-- begin --

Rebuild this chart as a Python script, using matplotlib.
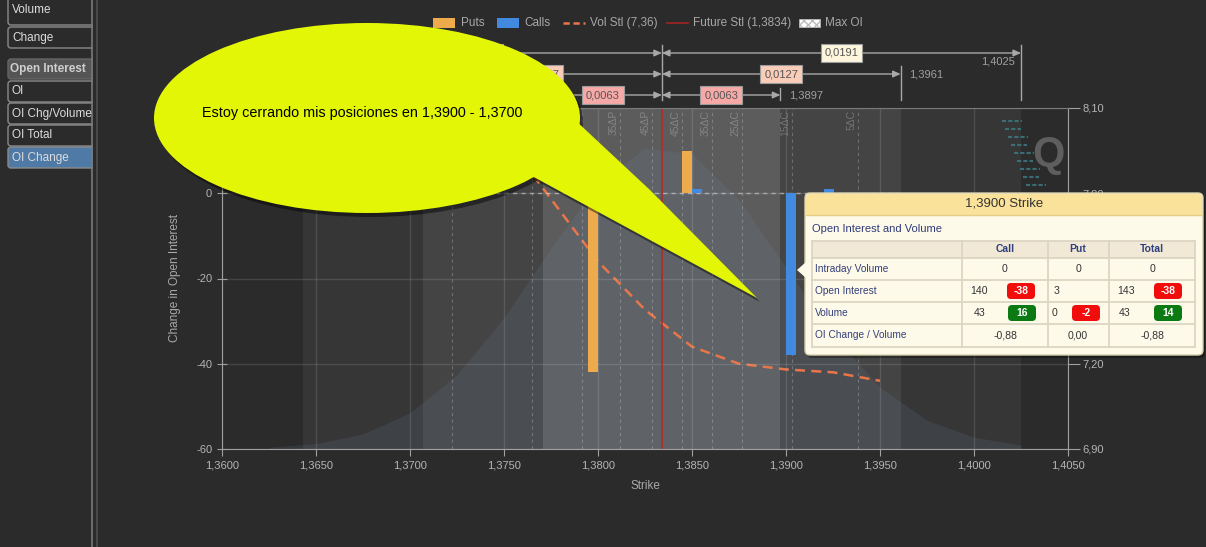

-- end --
-- begin --

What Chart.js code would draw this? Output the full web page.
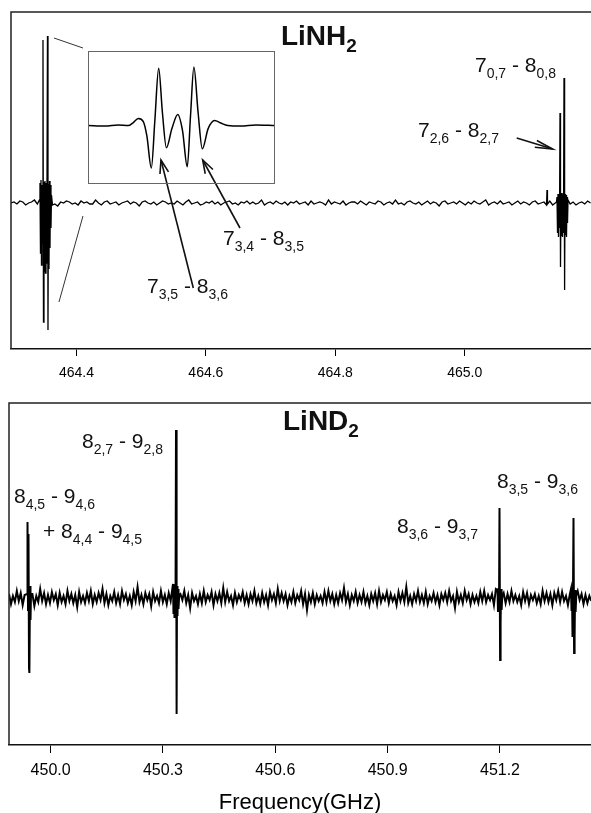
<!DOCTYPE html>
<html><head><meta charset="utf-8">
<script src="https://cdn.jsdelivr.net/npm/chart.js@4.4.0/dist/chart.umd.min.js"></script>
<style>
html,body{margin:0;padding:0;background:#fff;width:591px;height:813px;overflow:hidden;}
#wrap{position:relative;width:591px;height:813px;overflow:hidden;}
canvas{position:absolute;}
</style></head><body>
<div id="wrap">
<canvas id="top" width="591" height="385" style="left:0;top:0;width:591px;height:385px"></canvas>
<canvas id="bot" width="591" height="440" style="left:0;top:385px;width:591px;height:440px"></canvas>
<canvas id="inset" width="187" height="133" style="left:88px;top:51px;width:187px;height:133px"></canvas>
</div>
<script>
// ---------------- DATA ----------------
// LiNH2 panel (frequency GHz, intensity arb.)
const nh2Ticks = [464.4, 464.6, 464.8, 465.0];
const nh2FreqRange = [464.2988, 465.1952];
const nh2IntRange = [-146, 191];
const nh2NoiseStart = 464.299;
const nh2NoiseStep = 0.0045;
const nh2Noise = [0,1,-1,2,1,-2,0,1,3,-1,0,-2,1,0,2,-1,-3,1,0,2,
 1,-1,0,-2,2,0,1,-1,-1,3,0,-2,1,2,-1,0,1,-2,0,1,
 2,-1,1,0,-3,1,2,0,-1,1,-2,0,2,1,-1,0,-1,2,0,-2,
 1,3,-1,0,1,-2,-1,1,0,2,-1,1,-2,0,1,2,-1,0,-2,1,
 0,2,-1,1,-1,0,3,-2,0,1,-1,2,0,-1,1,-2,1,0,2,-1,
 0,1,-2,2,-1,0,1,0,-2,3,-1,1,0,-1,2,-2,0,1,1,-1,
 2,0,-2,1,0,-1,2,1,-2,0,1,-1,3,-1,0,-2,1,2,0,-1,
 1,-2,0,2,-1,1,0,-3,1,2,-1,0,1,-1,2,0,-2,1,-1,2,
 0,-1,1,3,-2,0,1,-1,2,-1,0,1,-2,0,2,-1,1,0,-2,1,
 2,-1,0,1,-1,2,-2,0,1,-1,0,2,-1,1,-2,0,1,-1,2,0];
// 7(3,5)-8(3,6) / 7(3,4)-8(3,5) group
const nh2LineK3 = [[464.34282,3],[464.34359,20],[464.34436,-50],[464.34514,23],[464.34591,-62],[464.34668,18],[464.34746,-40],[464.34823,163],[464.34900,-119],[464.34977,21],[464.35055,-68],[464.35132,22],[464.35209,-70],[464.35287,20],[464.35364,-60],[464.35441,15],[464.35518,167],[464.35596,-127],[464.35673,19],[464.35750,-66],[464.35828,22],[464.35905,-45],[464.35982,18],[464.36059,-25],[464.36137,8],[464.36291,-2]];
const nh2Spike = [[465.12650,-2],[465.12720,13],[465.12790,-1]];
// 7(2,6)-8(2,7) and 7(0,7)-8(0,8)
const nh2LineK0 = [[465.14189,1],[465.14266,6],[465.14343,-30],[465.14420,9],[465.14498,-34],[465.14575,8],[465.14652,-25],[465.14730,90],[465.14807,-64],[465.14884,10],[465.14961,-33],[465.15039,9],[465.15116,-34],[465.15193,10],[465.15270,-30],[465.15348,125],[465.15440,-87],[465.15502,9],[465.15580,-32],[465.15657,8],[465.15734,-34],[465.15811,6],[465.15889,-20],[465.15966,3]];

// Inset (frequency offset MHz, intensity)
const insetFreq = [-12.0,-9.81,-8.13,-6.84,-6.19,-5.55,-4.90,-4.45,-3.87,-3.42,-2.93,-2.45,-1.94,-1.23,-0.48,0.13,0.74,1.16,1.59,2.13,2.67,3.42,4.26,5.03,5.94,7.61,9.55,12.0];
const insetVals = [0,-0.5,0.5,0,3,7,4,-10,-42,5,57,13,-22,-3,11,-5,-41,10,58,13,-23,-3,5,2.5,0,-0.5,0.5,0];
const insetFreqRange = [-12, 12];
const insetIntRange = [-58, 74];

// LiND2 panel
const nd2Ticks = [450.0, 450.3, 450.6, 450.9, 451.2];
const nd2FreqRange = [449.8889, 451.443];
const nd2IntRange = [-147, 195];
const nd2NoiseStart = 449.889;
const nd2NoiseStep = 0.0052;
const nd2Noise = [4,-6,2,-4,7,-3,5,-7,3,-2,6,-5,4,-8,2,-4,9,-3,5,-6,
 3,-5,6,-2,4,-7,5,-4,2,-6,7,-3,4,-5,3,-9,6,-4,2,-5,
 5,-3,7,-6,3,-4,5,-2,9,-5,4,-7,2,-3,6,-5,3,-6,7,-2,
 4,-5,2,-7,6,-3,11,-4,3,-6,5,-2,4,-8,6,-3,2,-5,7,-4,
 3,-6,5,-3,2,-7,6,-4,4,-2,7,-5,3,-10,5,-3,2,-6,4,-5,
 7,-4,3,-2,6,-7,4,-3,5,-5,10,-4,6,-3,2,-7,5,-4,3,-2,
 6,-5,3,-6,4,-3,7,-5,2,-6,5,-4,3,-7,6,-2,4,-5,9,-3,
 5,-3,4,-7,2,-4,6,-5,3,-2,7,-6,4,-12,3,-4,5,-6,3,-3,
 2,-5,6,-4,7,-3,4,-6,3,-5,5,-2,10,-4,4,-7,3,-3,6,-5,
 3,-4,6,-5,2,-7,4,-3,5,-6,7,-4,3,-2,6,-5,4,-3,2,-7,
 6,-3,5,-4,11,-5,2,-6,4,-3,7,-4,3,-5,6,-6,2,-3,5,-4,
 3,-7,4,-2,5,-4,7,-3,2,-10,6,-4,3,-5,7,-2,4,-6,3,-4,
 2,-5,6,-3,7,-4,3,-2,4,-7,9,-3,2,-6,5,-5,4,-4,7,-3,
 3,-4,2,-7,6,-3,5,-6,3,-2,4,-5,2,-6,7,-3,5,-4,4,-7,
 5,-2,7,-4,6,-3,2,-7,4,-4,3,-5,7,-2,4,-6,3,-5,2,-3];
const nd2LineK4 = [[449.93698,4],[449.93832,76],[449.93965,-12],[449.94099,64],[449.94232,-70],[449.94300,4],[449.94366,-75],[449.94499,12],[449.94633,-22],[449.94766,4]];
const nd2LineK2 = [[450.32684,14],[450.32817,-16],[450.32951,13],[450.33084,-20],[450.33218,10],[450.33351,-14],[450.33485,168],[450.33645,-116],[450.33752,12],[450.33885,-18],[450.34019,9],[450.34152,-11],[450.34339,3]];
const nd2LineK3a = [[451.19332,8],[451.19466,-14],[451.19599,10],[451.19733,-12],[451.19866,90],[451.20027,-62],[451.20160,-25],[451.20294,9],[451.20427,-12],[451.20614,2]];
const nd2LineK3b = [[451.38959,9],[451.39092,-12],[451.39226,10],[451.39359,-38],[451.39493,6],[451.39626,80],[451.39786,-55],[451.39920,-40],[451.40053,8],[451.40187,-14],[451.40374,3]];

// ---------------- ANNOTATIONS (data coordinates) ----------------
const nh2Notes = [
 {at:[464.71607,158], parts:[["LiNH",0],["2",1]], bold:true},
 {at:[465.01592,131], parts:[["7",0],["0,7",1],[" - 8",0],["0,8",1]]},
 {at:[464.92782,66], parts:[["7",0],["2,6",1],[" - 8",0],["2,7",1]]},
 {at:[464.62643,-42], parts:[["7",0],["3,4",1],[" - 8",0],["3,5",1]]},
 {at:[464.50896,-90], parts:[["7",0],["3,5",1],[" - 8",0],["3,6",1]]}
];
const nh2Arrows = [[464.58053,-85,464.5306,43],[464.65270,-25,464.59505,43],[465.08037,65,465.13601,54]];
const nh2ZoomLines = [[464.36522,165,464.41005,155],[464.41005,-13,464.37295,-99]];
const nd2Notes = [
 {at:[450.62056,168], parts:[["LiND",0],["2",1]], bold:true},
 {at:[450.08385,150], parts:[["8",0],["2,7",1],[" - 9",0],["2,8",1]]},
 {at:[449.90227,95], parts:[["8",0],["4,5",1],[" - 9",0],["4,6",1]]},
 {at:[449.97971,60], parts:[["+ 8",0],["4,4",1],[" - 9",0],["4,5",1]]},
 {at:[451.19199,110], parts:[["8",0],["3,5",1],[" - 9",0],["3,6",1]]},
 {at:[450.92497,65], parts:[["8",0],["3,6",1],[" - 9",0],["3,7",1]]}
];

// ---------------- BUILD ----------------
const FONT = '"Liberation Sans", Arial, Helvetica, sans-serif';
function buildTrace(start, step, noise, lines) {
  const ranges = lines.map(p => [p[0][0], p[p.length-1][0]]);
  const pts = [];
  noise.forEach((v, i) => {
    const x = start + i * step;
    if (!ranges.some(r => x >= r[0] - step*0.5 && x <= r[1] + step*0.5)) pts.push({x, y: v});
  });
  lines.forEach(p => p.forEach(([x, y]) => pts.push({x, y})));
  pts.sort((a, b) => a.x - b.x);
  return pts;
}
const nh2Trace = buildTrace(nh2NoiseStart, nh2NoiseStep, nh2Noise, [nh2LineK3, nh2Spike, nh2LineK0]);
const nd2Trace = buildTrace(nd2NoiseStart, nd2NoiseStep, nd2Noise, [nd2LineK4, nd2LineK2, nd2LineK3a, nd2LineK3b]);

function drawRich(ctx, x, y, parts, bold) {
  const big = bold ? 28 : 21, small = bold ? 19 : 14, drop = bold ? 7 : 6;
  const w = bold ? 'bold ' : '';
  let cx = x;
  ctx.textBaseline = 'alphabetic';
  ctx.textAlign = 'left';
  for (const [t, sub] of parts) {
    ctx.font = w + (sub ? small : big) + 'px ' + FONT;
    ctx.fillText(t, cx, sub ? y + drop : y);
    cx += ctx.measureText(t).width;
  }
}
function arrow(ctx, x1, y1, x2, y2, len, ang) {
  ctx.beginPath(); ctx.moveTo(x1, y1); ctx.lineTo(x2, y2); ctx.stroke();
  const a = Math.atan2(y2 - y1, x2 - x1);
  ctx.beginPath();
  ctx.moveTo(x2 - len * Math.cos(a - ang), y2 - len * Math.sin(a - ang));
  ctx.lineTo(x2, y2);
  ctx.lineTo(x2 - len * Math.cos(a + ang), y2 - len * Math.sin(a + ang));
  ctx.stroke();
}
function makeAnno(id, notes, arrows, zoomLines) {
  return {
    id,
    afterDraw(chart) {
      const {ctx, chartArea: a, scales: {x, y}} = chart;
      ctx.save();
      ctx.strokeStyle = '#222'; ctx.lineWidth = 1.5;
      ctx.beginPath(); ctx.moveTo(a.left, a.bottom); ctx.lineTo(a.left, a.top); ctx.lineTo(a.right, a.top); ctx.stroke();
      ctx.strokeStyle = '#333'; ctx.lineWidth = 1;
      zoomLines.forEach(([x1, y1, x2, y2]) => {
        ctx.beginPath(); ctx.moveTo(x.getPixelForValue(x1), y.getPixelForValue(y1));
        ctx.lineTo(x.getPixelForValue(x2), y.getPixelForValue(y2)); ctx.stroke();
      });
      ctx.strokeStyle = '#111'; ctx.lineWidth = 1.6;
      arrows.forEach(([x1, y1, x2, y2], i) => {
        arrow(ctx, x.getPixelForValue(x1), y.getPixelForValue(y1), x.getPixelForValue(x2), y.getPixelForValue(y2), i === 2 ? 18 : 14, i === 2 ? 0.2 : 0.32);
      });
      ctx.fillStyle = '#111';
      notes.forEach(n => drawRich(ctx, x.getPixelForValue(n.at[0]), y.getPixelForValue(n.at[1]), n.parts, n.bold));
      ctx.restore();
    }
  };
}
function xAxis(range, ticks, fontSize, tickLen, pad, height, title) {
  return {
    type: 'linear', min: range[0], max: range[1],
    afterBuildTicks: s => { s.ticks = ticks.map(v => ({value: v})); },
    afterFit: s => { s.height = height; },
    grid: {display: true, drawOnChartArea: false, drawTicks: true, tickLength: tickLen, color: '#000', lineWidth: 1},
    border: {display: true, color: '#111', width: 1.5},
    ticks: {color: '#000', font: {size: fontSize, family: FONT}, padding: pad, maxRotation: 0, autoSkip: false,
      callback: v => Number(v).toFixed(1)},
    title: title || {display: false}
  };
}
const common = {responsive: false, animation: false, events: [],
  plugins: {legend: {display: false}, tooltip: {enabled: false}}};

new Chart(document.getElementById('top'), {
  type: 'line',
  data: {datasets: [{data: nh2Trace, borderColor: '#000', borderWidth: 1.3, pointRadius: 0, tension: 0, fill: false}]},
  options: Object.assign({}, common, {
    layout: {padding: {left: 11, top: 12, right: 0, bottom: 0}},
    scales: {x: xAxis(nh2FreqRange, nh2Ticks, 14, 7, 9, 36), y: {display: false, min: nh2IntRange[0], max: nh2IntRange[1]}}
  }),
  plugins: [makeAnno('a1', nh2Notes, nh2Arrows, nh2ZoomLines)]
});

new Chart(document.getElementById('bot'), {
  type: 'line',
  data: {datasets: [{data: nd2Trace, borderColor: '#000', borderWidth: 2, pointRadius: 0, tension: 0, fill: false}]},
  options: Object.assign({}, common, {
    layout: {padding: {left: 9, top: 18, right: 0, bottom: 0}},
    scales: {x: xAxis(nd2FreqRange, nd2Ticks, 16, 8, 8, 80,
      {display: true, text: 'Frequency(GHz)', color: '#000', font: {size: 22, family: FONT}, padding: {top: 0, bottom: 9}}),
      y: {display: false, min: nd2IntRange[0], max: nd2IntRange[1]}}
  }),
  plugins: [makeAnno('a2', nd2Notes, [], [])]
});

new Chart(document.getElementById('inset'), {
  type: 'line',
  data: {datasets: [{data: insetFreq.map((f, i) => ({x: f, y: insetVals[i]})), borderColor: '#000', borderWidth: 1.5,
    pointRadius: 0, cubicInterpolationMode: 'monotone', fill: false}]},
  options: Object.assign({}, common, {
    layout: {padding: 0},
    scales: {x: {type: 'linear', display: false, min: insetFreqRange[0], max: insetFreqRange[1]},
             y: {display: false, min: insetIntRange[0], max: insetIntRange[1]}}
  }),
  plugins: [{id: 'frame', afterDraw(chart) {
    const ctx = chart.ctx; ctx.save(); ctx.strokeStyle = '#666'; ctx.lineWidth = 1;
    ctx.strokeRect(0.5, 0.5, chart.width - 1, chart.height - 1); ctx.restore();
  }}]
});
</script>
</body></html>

-- end --

Prompt: Find and copy every line in the entries above where the string "this" occurs.

The output:
Rebuild this chart as a Python script, using matplotlib.
What Chart.js code would draw this? Output the full web page.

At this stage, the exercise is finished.